Unocoin’s bitcoin ATM, which was installed last week and touted as India’s first crypto ATM, has been shut down by the Bangalore police. The police has also arrested Unocoin cofounder Harish BV. The police says that the ATM was illegal as it was running without proper approvals.
This is in stark contrast to what Unocoin had claimed when it had announced the launch of the ATM. “Unocoin’s prime focus is to keep the crypto community alive in all way possible by respecting and ensuring the sentiments of our current government stance,” Unocoin had then said in a statement. Earlier this year, the Reserve Bank had prohibited banks from dealing with crypto exchanges like Unocoin. With its own ATM, Unocoin was attempting to cleverly bypass these regulation.

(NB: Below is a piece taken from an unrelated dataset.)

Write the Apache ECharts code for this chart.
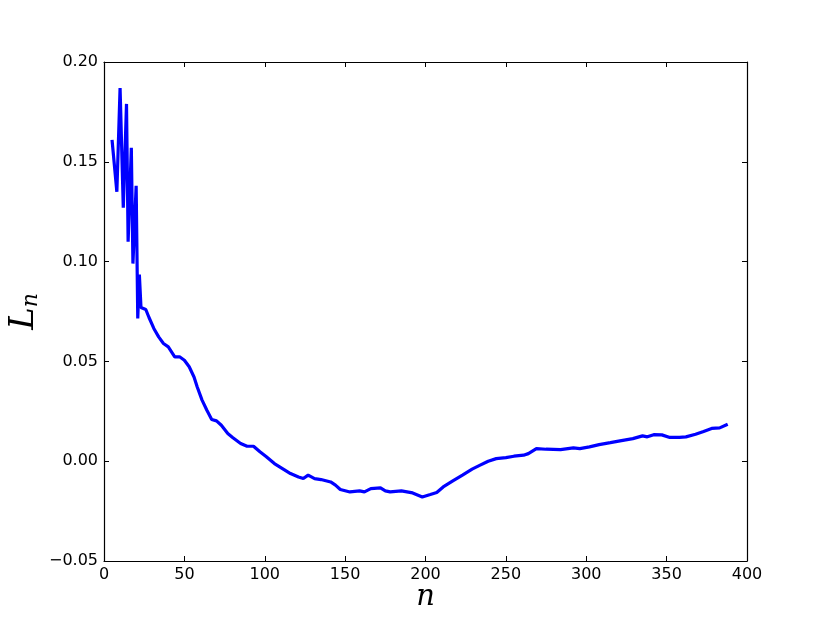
<!DOCTYPE html>
<html>
<head>
<meta charset="utf-8">
<script src="https://cdn.jsdelivr.net/npm/echarts@6/dist/echarts.min.js"></script>
<style>
  html, body { margin: 0; padding: 0; background: #fff; }
  #chart { width: 830px; height: 623px; }
</style>
</head>
<body>
<div id="chart"></div>
<script>
// n values (x) and L_n values (y)
var nValues = [5, 8, 10, 12, 14, 15, 17, 18, 20, 21, 22, 23, 26, 28, 31, 34, 37, 40, 44, 47,
  50, 53, 56, 58, 61, 64, 67, 70, 73, 77, 80, 85, 89, 93, 97, 101, 106, 112, 116, 121,
  124, 127, 131, 135, 141, 144, 147, 153, 159, 162, 166, 172, 175, 178, 185, 192, 198, 203, 207, 211,
  217, 223, 229, 234, 239, 244, 250, 255, 261, 264, 269, 275, 284, 292, 296, 302, 308, 315, 321, 329,
  335, 338, 342, 347, 352, 358, 362, 368, 373, 378, 383, 388];
var lnValues = [0.161, 0.135, 0.187, 0.127, 0.179, 0.110, 0.157, 0.099, 0.138, 0.0715, 0.0935, 0.077, 0.076, 0.072, 0.0665, 0.0623, 0.059, 0.0573, 0.0523, 0.0523,
  0.0506, 0.0473, 0.0422, 0.0372, 0.0306, 0.0255, 0.0209, 0.0202, 0.018, 0.0139, 0.0119, 0.0089, 0.0075, 0.0075, 0.0047, 0.0022, -0.0012, -0.0042, -0.0062, -0.0079,
  -0.0087, -0.0070, -0.0087, -0.0092, -0.0104, -0.0120, -0.0142, -0.0154, -0.0149, -0.0154, -0.0137, -0.0134, -0.0149, -0.0154, -0.0149, -0.0159, -0.0179, -0.0167, -0.0157, -0.0129,
  -0.0099, -0.0070, -0.0040, -0.0020, 0.0000, 0.0013, 0.0018, 0.0025, 0.0030, 0.0038, 0.0063, 0.0060, 0.0058, 0.0067, 0.0063, 0.0072, 0.0083, 0.0093, 0.0102, 0.0113,
  0.0127, 0.0122, 0.0133, 0.0132, 0.0119, 0.0119, 0.0122, 0.0135, 0.0149, 0.0164, 0.0167, 0.0185];

var xMin = 0, xMax = 400, xStep = 50;
var yMin = -0.05, yMax = 0.20, yStep = 0.05;

var chart = echarts.init(document.getElementById('chart'));

var points = nValues.map(function (n, i) { return [n, lnValues[i]]; });

var tickStyle = { show: true, inside: true, length: 5, lineStyle: { color: '#000', width: 1 } };
var lineStyle = { show: true, onZero: false, lineStyle: { color: '#000', width: 1.2 } };
var labelFont = { color: '#000', fontFamily: 'DejaVu Sans', fontSize: 16 };

chart.setOption({
  animation: false,
  backgroundColor: '#fff',
  grid: { left: 104, right: 83, top: 62, bottom: 62, show: false, containLabel: false, outerBoundsMode: 'none' },
  xAxis: [
    {
      type: 'value', min: xMin, max: xMax, interval: xStep,
      axisLine: lineStyle, axisTick: tickStyle, splitLine: { show: false },
      axisLabel: Object.assign({ margin: 6 }, labelFont),
      name: 'n', nameLocation: 'middle', nameGap: 22, nameMoveOverlap: false,
      nameTextStyle: { fontFamily: 'DejaVu Serif', fontStyle: 'italic', fontSize: 29, color: '#000' }
    },
    {
      type: 'value', position: 'top', min: xMin, max: xMax, interval: xStep,
      axisLine: lineStyle, axisTick: tickStyle, splitLine: { show: false }, axisLabel: { show: false }
    }
  ],
  yAxis: [
    {
      type: 'value', min: yMin, max: yMax, interval: yStep,
      axisLine: lineStyle, axisTick: tickStyle, splitLine: { show: false },
      axisLabel: Object.assign({ margin: 6, formatter: function (v) { return v.toFixed(2).replace('-', '\u2212'); } }, labelFont),
      name: '{L|L}{s|n}', nameLocation: 'middle', nameGap: 62, nameRotate: 90, nameMoveOverlap: false,
      nameTextStyle: {
        rich: {
          L: { fontFamily: 'DejaVu Serif', fontStyle: 'italic', fontSize: 34, color: '#000' },
          s: { fontFamily: 'DejaVu Serif', fontStyle: 'italic', fontSize: 22, color: '#000', padding: [14, 0, 0, 0] }
        }
      }
    },
    {
      type: 'value', position: 'right', min: yMin, max: yMax, interval: yStep,
      axisLine: lineStyle, axisTick: tickStyle, splitLine: { show: false }, axisLabel: { show: false }
    }
  ],
  series: [
    {
      type: 'line',
      data: points,
      showSymbol: false,
      symbol: 'none',
      lineStyle: { color: '#0000ff', width: 3.2 },
      itemStyle: { color: '#0000ff' }
    }
  ]
});
</script>
</body>
</html>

But Central Crime Branch officials raided the ATM yesterday, which was located at Kemp Fort Mall on Old Airport Road. The cops seized a teller machine, two laptops, a mobile phone, three credit cards, five debit cards, a passport, five Unocoin seals, a “cryptocurrency device”, and Rs. 1.8 lakh in cash. Unocoin founder Harish BV was produced before the additional chief metropolitan magistrate court, which sent him to police custody for seven days. The police said that more arrests were likely.
The bitcoin ATM had been Unocoin’s last ditch attempt to continue to run its cryptocurrency exchange in the country. Earlier this year, the Reserve Bank had directed Indian banks to stop working with cryptocurrency exchanges. This meant that users were unable to transfer money from their bank accounts to crypto exchanges, and also unable to withdraw money from these exchanges into their bank accounts. Some exchanges had thrown in the towel following these developments — Zebpay, one of India’s oldest cryptocurrency exchanges, had shut down last month. But Unocoin had tried to gamely fight on — it launched its own ATMs, which effectively cut banks out of the picture. Users could directly come up to them, deposit cash and buy crypto assets, and also withdraw their crypto assets for cash.
But the Bengaluru police, for now, appears to have put paid to those plans. Unocoin co-founder Sathvik Viswanath has defended their business model, insisting that the RBI had only prevented banks from dealing with crypto exchanges, and not said that trading bitcoins was illegal. While that might be true, Unocoin might need to convince the legions of India’s regulators and law enforcement officials to get its ATMs up and running again.